TORONTO, Ont. – A panel of professional drivers and trainers recently weighed in on how the industry can better attract and retain drivers, while speaking at Northbridge Insurance’s Full Circle customer appreciation event. The panel included: Guy Broderick, a driver-trainer with Apps Transport; Michael Foster, driver with Challenger Motor Freight; Helen Thorpe, corporate trainer with Seaboard Transport; and Chantelle Bomberry, flatdeck driver with Contrans.
When looking for a driving career, Broderick said he sought out a company that demonstrated respect for its drivers.
“After I got my licence, I started to travel around Ontario and really noticed the level of respect some companies gave their drivers and that some did not give their drivers,” he said.
Foster said many carriers don’t do enough to develop their new hires, especially new A/Z drivers.
“You start like a seedling,” he said of entry-level drivers. “A seedling might not take roots and can cause you a lot of troubles…company owners have to make sure they train and develop their drivers.”
Women are an underrepresented segment of the population in trucking, comprising just 3% of pro drivers in Canada.
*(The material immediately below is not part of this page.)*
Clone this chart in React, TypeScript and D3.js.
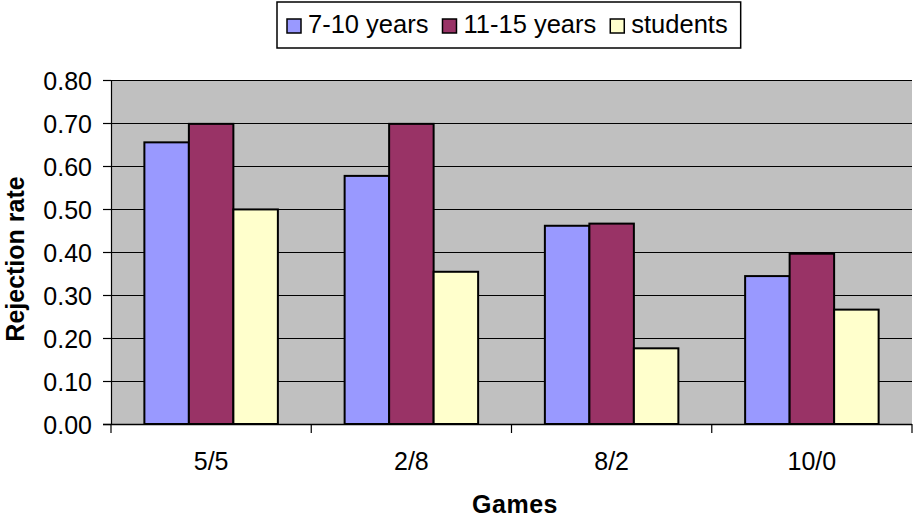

Bomberry was attracted to the job because of the challenge double-clutching an 18-speed presented. She chose flatdeck because of the opportunity to be more active and get out of the truck frequently throughout the day.
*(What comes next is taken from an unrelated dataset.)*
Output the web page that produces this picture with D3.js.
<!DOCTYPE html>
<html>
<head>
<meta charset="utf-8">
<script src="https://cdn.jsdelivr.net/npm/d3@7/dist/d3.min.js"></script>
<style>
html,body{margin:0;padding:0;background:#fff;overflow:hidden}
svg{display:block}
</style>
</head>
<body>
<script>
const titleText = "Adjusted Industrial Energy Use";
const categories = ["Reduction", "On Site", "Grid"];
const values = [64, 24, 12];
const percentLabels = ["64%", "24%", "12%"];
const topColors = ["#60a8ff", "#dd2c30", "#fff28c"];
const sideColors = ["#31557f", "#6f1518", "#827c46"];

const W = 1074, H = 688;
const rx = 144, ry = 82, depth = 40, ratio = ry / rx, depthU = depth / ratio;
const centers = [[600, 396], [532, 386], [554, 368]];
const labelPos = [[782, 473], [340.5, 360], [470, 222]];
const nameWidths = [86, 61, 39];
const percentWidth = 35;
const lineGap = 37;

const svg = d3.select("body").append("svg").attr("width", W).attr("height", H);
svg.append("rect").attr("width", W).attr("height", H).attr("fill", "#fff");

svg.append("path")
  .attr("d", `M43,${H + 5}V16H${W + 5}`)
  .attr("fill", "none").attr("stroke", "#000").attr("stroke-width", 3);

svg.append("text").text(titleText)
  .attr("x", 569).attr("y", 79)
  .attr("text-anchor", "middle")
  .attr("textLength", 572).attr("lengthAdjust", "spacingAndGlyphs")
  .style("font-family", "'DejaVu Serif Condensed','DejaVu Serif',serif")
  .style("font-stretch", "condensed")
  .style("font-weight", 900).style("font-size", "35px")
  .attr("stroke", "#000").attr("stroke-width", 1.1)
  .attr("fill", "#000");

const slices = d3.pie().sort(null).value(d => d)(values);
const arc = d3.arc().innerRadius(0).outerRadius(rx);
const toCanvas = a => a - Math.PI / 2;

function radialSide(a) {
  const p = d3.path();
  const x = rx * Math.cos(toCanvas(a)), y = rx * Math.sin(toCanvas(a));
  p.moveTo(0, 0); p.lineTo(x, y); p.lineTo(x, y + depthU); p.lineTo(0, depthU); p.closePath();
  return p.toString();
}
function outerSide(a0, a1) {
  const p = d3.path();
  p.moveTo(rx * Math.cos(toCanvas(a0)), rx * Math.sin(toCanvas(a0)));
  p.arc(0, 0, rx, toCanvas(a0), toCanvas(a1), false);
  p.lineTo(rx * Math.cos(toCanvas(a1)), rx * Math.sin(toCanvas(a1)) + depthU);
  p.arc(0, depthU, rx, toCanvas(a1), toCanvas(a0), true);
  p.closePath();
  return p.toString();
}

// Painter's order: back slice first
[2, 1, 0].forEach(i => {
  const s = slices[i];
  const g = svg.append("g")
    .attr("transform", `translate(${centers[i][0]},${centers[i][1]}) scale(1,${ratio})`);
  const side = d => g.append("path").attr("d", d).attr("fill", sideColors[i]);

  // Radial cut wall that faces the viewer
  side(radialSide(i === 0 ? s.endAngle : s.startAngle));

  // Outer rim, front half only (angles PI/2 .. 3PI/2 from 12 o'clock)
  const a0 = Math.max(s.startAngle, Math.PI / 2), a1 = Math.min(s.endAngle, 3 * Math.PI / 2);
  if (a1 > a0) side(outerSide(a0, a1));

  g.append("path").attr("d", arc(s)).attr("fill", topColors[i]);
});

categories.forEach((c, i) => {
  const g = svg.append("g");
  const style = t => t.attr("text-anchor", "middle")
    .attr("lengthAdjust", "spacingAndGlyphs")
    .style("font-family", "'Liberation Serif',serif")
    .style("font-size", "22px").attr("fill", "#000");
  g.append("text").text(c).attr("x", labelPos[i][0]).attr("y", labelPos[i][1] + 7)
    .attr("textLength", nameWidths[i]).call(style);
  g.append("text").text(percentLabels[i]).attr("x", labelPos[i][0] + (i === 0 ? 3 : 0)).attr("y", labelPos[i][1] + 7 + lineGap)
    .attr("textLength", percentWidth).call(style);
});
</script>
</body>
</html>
“I didn’t consider driving in high school,” she said. “A lot of trucks were going by and I thought that would be something neat to try. I had just purchased my first car, which was a standard, and I liked shifting. I decided I wanted to do more of this.”
Thorpe got into the industry after being laid off from her first career choice in photo-journalism. She said she was welcomed into the industry. She said some carriers try too hard to appeal to women and have the opposite effect.
“Market to women, present it as a valid career option, but where we fall down is that marketing can sometimes be seen like we’re being talked down to or accommodated,” she said. “When doing your marketing, reach out to us, but I’m going to scream if I hear one more ad that says we can make this more female-friendly, we have automatics. I drive stick shift in my car because I choose to, I enjoy the challenge of double-clutching. I want to be treated as a driver, as a professional capable member – I don’t want to feel like girls can do this too, because we have automatics.”
While Thorpe and Bomberry are passionate about their chosen careers, Bomberry admitted there are still unique challenges facing women.
“Sometimes there are no women’s washrooms,” she says of trucking facilities. “Maybe down the road they might change that.”
She said her personal safety is a top concern.
“When you go to the truck stop are you going to be safe?”
To draw new people to the industry, employers need to better educate teachers and guidance counselors and spread the word that driving is a viable career, Broderick suggested.
“They don’t know what’s involved in it, the training that’s involved, the ongoing training. To educate those educators is what we need to do,” he said.
Foster agreed that the career has a lot to like and that it’s a matter of better getting the word out.
“This is the greatest career I’ve ever had,” he said. “What would I have done if I didn’t start driving? Drivers need a better voice so we’re all heard…it’s very rewarding when you help somebody and get them to the level where they’re working, making an income, buying their first house. We need to romanticize the job. Transportation makes the world go around.”